Indigenous Peoples’ Day

Though not yet accepted as a national holiday, Indigenous Peoples’ Day is rapidly gaining awareness and appreciation in cities and states around the U.S. Celebrated on the second Monday in October as a replacement for Columbus Day — because Christopher Columbus was notoriously vile to the indigenous people of the Americas — Indigenous Peoples’ Day is meant to highlight the diversity and importance of our nation’s indigenous populations.

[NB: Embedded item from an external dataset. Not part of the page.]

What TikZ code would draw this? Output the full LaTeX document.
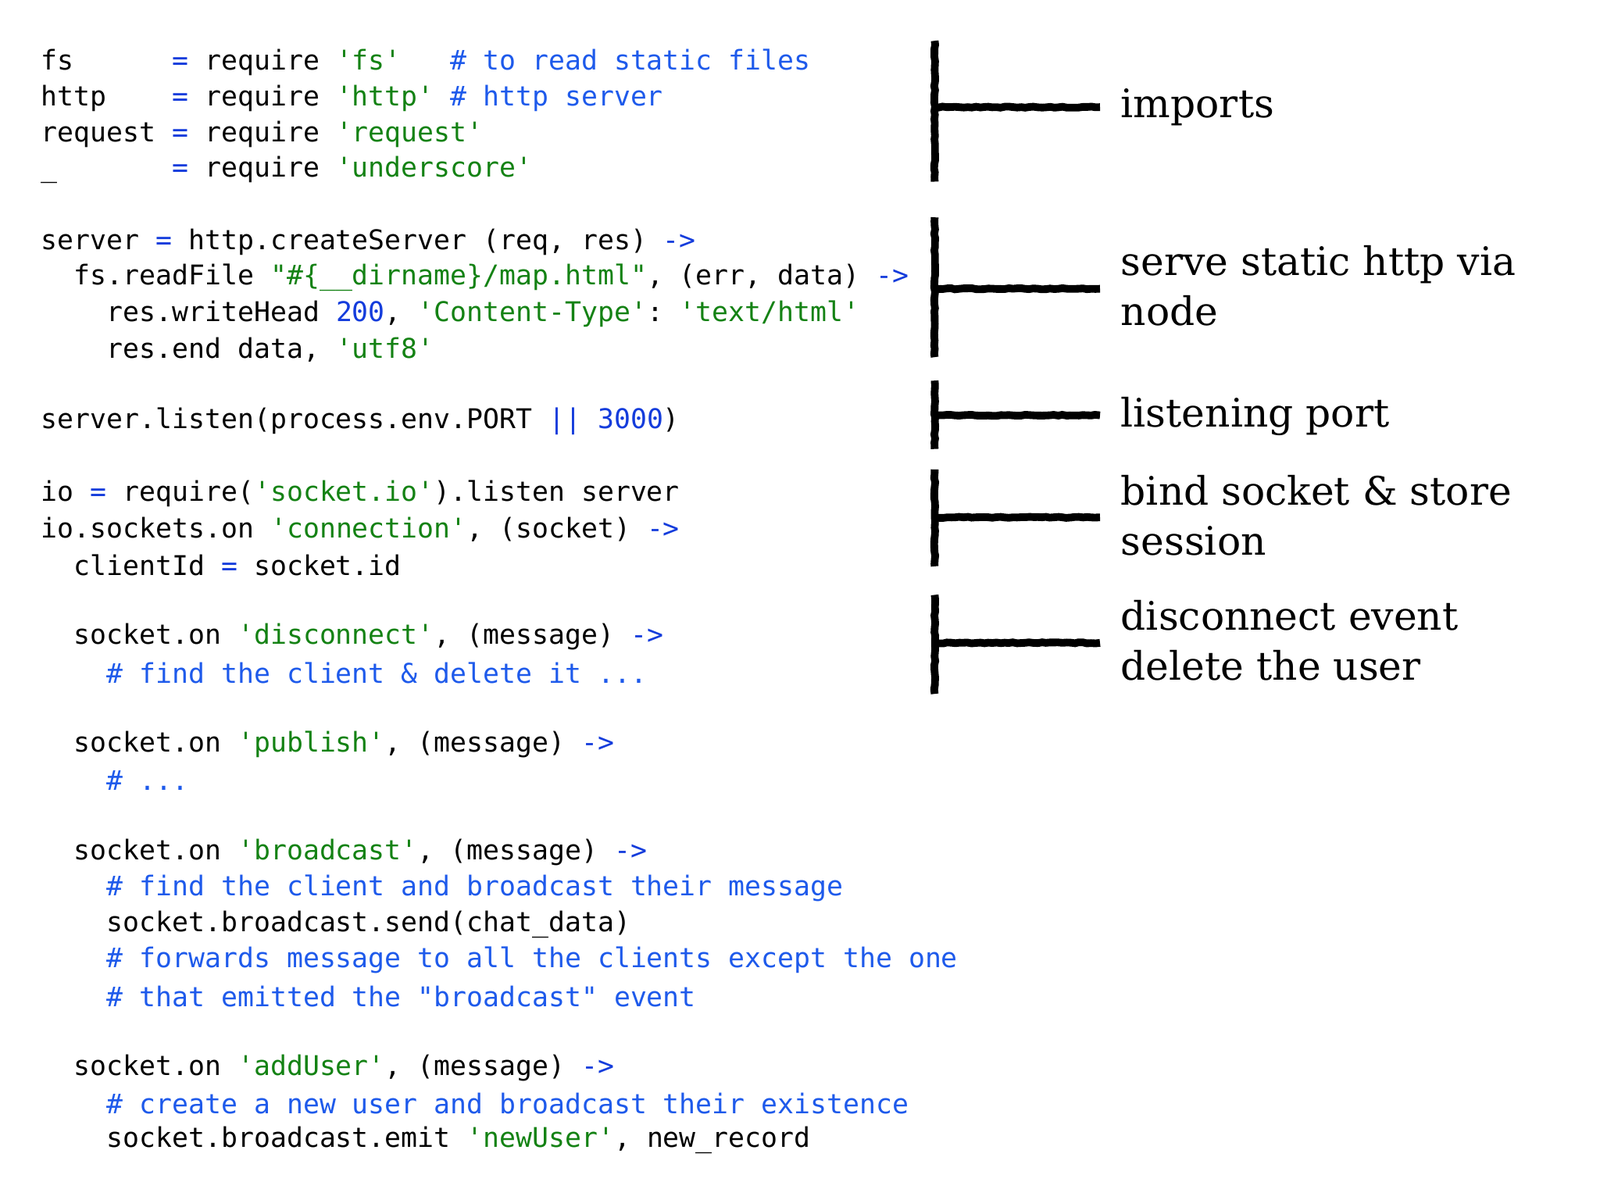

Though fireworks can be a fun way to recognize and celebrate indigenous peoples and cultures, it is equally important that Americans seek out other ways to honor indigenous populations. At the very least, Americans of non-Native descent should learn about the indigenous peoples who once lived on their current land, but listening to indigenous voices and fighting for indigenous rights are also impactful and rewarding ways to spend this holiday.

Fireworks have been associated with celebration since their creation in Ancient China centuries ago, but Americans have truly adopted pyrotechnics as their own way to relax, have fun, come together and remember. In truth, Americans don’t need an excuse to get fireworks; they just need to have good friends and good sense to stay safe.